- _What the exercise asks_
Keep only the lines where "document" appears.

- _Collected material_
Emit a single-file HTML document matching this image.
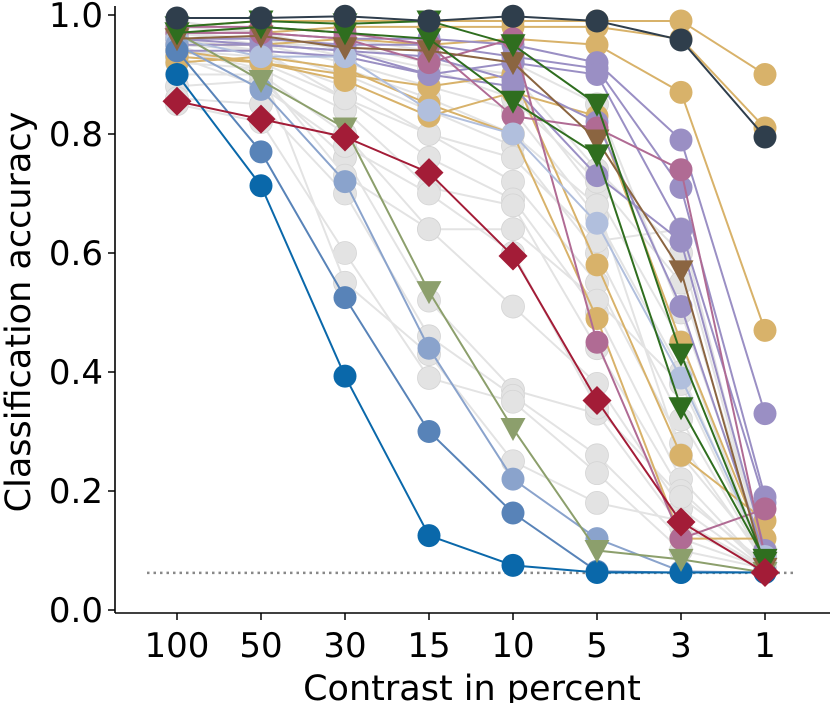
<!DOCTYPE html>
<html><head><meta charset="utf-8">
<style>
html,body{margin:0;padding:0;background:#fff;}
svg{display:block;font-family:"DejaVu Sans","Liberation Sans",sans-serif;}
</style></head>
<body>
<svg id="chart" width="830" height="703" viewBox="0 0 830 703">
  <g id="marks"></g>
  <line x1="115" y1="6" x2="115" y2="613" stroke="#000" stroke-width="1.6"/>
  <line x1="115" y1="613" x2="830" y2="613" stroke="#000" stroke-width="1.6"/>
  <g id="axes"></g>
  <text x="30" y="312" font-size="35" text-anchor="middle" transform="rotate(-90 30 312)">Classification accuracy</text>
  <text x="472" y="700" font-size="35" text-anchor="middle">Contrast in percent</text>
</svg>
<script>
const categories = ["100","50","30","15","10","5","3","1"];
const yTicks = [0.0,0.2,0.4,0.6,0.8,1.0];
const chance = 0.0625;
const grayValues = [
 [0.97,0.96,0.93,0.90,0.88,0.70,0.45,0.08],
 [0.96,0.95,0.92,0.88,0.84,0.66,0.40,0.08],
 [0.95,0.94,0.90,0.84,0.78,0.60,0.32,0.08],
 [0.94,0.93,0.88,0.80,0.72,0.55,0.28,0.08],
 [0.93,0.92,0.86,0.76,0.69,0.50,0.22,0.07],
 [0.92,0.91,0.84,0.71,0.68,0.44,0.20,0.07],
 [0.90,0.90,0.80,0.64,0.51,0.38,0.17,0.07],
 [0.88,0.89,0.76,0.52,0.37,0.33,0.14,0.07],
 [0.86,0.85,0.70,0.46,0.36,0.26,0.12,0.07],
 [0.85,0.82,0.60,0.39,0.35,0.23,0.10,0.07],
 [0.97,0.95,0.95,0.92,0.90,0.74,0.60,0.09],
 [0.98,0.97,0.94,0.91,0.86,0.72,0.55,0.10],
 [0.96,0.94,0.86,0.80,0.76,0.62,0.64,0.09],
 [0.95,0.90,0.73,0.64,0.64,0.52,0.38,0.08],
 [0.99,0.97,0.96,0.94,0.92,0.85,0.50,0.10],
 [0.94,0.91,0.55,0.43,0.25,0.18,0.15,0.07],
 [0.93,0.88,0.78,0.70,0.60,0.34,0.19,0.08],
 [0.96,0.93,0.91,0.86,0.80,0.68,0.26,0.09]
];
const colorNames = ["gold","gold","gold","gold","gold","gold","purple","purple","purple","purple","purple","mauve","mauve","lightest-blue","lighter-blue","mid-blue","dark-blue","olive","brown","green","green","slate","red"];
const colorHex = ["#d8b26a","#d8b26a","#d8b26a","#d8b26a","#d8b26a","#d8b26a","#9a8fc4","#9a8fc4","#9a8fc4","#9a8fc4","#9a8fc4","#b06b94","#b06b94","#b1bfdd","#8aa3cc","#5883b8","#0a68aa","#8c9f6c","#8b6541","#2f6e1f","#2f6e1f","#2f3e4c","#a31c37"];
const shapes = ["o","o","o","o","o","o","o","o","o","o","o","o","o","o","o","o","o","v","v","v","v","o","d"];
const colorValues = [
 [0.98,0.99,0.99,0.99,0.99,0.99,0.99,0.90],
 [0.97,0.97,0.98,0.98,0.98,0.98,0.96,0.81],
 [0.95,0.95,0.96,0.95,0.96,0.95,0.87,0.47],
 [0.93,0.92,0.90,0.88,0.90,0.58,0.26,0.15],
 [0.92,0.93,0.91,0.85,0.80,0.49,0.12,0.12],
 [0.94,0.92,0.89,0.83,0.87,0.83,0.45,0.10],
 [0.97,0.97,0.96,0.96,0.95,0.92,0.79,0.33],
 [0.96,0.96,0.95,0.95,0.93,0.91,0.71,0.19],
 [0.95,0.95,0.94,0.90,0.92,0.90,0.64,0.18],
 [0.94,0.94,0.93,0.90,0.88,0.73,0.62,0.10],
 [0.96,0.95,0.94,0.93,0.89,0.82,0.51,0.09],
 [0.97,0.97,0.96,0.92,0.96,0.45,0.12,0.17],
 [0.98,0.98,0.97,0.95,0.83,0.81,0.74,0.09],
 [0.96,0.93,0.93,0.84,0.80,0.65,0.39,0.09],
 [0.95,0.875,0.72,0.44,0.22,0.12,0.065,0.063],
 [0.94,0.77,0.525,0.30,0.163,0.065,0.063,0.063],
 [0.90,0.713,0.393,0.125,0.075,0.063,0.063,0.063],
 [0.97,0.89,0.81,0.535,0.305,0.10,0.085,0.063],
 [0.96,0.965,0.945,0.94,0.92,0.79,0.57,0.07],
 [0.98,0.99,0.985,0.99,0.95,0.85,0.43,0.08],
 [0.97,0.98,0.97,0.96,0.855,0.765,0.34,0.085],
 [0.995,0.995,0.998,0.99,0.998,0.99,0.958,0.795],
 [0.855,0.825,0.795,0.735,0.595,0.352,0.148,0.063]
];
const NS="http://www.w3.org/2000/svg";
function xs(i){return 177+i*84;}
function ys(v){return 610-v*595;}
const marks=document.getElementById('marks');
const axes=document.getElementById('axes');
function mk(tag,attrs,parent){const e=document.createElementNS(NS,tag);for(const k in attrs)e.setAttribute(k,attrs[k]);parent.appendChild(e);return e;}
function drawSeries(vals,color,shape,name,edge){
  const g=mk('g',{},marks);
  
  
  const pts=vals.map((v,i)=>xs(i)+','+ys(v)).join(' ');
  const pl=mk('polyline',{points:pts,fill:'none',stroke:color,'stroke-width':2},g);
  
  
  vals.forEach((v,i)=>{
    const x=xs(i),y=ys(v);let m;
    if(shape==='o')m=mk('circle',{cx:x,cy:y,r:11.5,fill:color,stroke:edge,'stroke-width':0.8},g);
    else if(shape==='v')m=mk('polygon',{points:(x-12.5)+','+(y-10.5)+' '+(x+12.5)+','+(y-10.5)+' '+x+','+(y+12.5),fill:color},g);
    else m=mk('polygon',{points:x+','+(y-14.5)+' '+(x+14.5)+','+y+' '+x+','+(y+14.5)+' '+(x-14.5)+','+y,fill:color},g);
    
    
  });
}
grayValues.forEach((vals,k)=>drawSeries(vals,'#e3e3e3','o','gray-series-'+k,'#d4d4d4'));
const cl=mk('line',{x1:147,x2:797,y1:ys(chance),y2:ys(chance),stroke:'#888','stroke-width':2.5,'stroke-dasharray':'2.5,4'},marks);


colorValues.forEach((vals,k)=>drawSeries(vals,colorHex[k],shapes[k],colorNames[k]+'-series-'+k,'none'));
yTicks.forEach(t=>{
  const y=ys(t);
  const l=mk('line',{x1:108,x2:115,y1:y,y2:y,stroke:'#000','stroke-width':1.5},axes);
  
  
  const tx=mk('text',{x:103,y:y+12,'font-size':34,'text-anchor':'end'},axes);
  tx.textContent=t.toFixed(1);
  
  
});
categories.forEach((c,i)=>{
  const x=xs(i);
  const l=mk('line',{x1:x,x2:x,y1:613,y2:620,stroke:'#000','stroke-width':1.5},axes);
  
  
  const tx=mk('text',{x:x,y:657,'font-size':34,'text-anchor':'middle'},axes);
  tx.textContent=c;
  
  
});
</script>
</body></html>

- _Result_
Emit a single-file HTML document matching this image.
const marks=document.getElementById('marks');
const axes=document.getElementById('axes');
function mk(tag,attrs,parent){const e=document.createElementNS(NS,tag);for(const k in attrs)e.setAttribute(k,attrs[k]);parent.appendChild(e);return e;}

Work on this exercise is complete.